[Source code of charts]
►

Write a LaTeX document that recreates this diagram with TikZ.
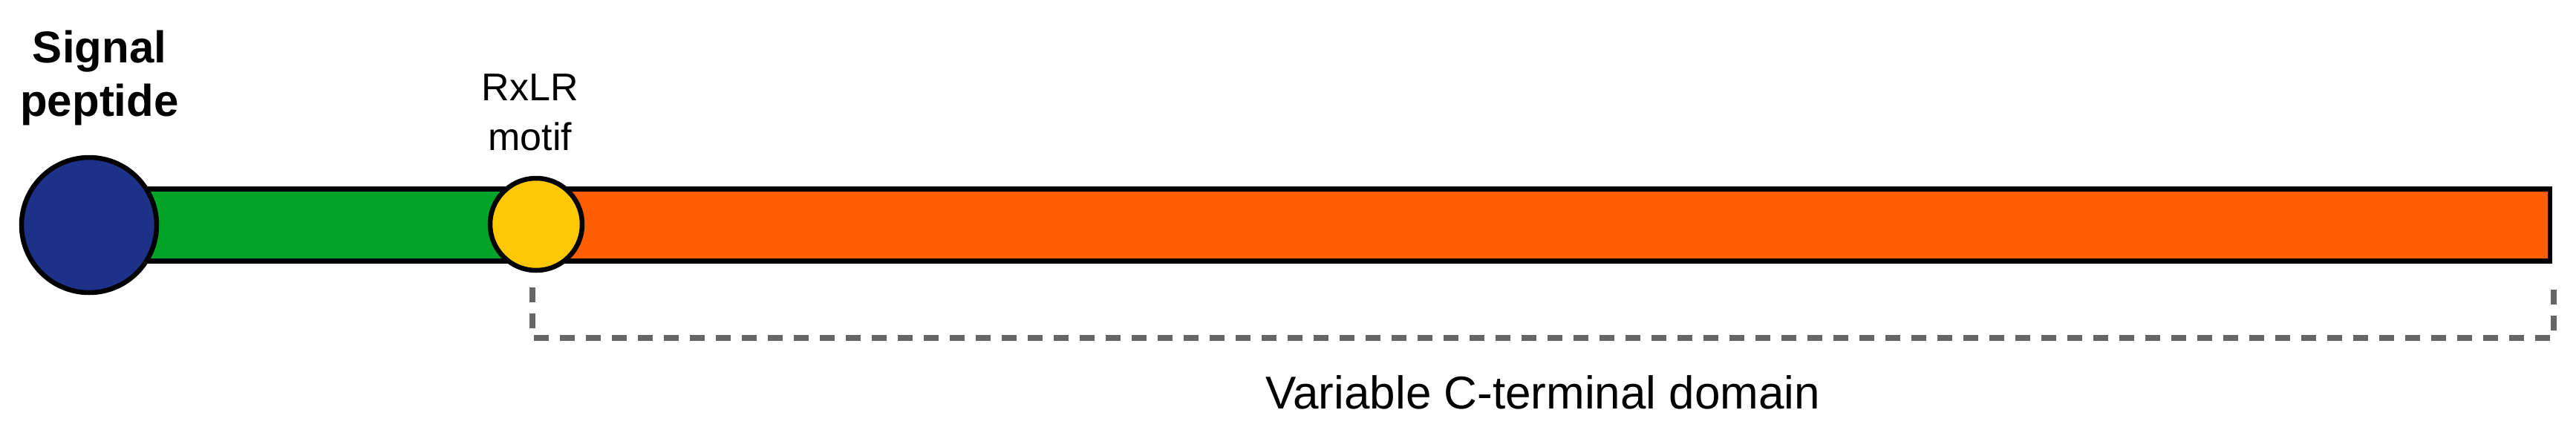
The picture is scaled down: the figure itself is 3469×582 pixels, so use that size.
\documentclass[tikz,border=0pt]{standalone}
\usepackage{fontspec}
\setmainfont{Liberation Sans}
\begin{document}
\begin{tikzpicture}[x=1pt,y=-1pt,
  outline/.style={draw=black,line width=6.5pt},
  bar/.style={outline,rectangle,inner sep=0pt,minimum height=97pt},
  dot/.style={outline,circle,inner sep=0pt},
  bracket/.style={draw=black!60,line width=8pt,dash pattern=on 20pt off 15pt},
  lbl/.style={inner sep=0pt,align=center,text=black}]
\useasboundingbox[fill=white] (0,0) rectangle (3469,582);
\node[bar,fill={rgb,255:red,2;green,164;blue,39},minimum width=520pt,anchor=west] (green) at (180,303) {};
\node[bar,fill={rgb,255:red,255;green,95;blue,0},minimum width=2697pt,anchor=east] (orange) at (3437,303) {};
\node[dot,fill={rgb,255:red,30;green,49;blue,136},minimum size=182pt] (sp) at (120,303) {};
\node[dot,fill={rgb,255:red,255;green,200;blue,0},minimum size=124pt] (rxlr) at (722,302) {};
\node[lbl,font=\bfseries\fontsize{60}{72}\selectfont,anchor=base] (splbl) at (134,156) {Signal\\peptide};
\node[lbl,font=\fontsize{52}{67}\selectfont,anchor=base] (rxlrlbl) at (714,202) {RxLR\\motif};
\node[lbl,font=\fontsize{62}{72}\selectfont,anchor=base] (ctlbl) at (2078,550) {Variable C-terminal domain};
\coordinate (b1) at (717,387);
\coordinate (b2) at (3439,387);
\draw[bracket] (b1) -- (b1 |- 0,455) -- (b2 |- 0,455) -- (b2);
\end{tikzpicture}
\end{document}
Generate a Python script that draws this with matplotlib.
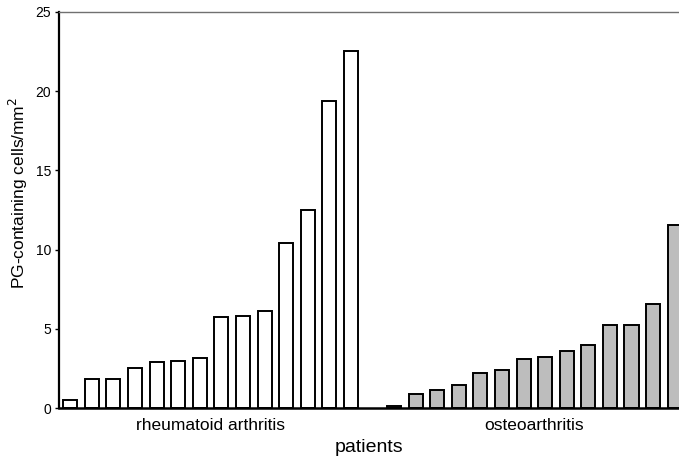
import numpy as np
import matplotlib
matplotlib.use("Agg")
import matplotlib.pyplot as plt

plt.rcParams['font.family'] = ['Liberation Sans', 'DejaVu Sans']

# PG-containing cells per mm2, sorted per group
ra_values = [0.5, 1.85, 1.85, 2.55, 2.9, 3.0, 3.15, 5.75, 5.8, 6.15, 10.4, 12.5, 19.4, 22.5]
oa_values = [0.13, 0.9, 1.13, 1.5, 2.2, 2.4, 3.12, 3.25, 3.6, 3.98, 5.25, 5.25, 6.6, 11.55]
groups = ['rheumatoid arthritis', 'osteoarthritis']
yticks = [0, 5, 10, 15, 20, 25]

fig = plt.figure(figsize=(6.79, 4.58), dpi=100)
ax = fig.add_axes([0.0876, 0.1085, 0.9124, 0.866])

ra_x = np.arange(len(ra_values))
oa_x = np.arange(len(oa_values)) + len(ra_values) + 1

ax.bar(ra_x, ra_values, width=0.65, color='white', edgecolor='black', linewidth=1.4)
ax.bar(oa_x, oa_values, width=0.65, color='#bdbdbd', edgecolor='black', linewidth=1.4)

ax.set_xlim(-0.5, 28.2)
ax.set_ylim(0, 25)
ax.set_yticks(yticks)
ax.set_xticks([ra_x.mean(), oa_x.mean()])
ax.set_xticklabels(groups, fontsize=12.5)
ax.tick_params(axis='x', length=0, pad=7)
ax.tick_params(axis='y', length=3, width=1, labelsize=10, pad=3)

ax.spines['right'].set_visible(False)
ax.spines['left'].set_linewidth(1.6)
ax.spines['bottom'].set_linewidth(1.8)
ax.spines['top'].set_linewidth(1.0)
ax.spines['top'].set_color('#707070')

ax.set_ylabel('PG-containing cells/mm$^2$', fontsize=12.5)
ax.yaxis.set_label_coords(-0.047, 0.543)
ax.set_xlabel('patients', fontsize=14, labelpad=4)

fig.savefig('out.png', dpi=100)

◄

◆ WHAT TO PRODUCE: From the records above, quote word for word only the lines beginning at the line that has "Generate a Python" and stopping after the line that has "ax = fig.add_axes([0.0876, 0.1085, 0.9124, 0.866])". Omit the pictures.

◆ FINISHED ANSWER:
Generate a Python script that draws this with matplotlib.
import numpy as np
import matplotlib
matplotlib.use("Agg")
import matplotlib.pyplot as plt

plt.rcParams['font.family'] = ['Liberation Sans', 'DejaVu Sans']

# PG-containing cells per mm2, sorted per group
ra_values = [0.5, 1.85, 1.85, 2.55, 2.9, 3.0, 3.15, 5.75, 5.8, 6.15, 10.4, 12.5, 19.4, 22.5]
oa_values = [0.13, 0.9, 1.13, 1.5, 2.2, 2.4, 3.12, 3.25, 3.6, 3.98, 5.25, 5.25, 6.6, 11.55]
groups = ['rheumatoid arthritis', 'osteoarthritis']
yticks = [0, 5, 10, 15, 20, 25]

fig = plt.figure(figsize=(6.79, 4.58), dpi=100)
ax = fig.add_axes([0.0876, 0.1085, 0.9124, 0.866])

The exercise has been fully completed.